Pytorch stack overflow - conv1d.forward in DLL on CUDA

I faced a problem with calling conv1d.forward in DLL on CUDA. In the following C++ code snippet line 4 ‘conv1d.forward’ crashes with stack overflow. The full CPP file (27 lines) is at the bottom of this message.

auto Net = torch::nn::Conv1d(torch::nn::Conv1dOptions(21, 2, 3));
Net->to(device);
torch::Tensor X = torch::rand({ 5,21,25 }).to(device);
torch::Tensor Y = Net->forward(X);

Having experimented on two PCs with different GPU types I found the problem is consistently reproduced if all of the following criteria are met:

  1. DLL. The same code in console EXE application runs normally.
  2. GPU/CUDA. There is no problem running the same code on CPU
  3. Convolutional layer. No problem with other layer types, e.g. linear.

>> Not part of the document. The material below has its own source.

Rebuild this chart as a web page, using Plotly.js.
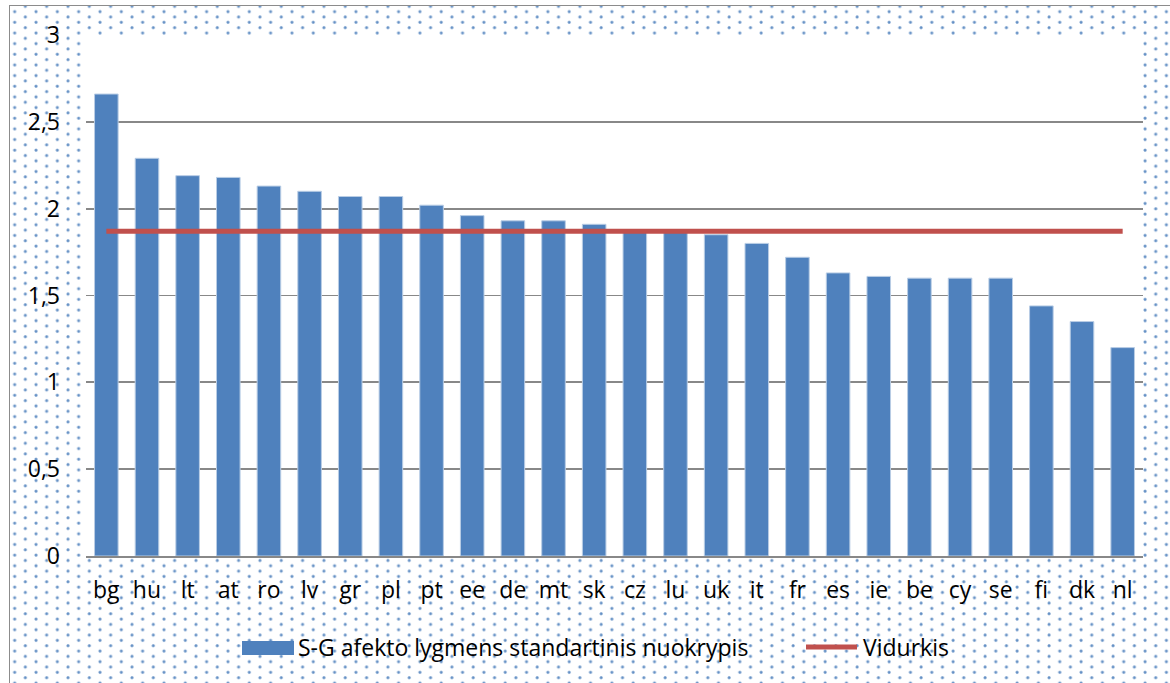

I tried debugging DLL in Visual Studio (debugger window screenshot attached). Call stack suggests that stack overflow happens inside cudnn_cnn_infer64_8.dll module. This is part of Nvidia CUDNN library.

I am not sure if this error is part of Pytorch or Nvidia CUDNN. If anyone has any suggestion on how to resolve this please respond.


TestDLL.cpp (640 Bytes)

Hi @acheglakov ,
Can you please share the detailed logs with us?
Thanks!

UPDATE: this was my mistake. I used rundll32.exe to execute my DLL. Apparently, as rundll32 was originally designed to run Windows modules it is not suitable for custom-made DLL libraries.

My DLL runs normally if called not by rundll32.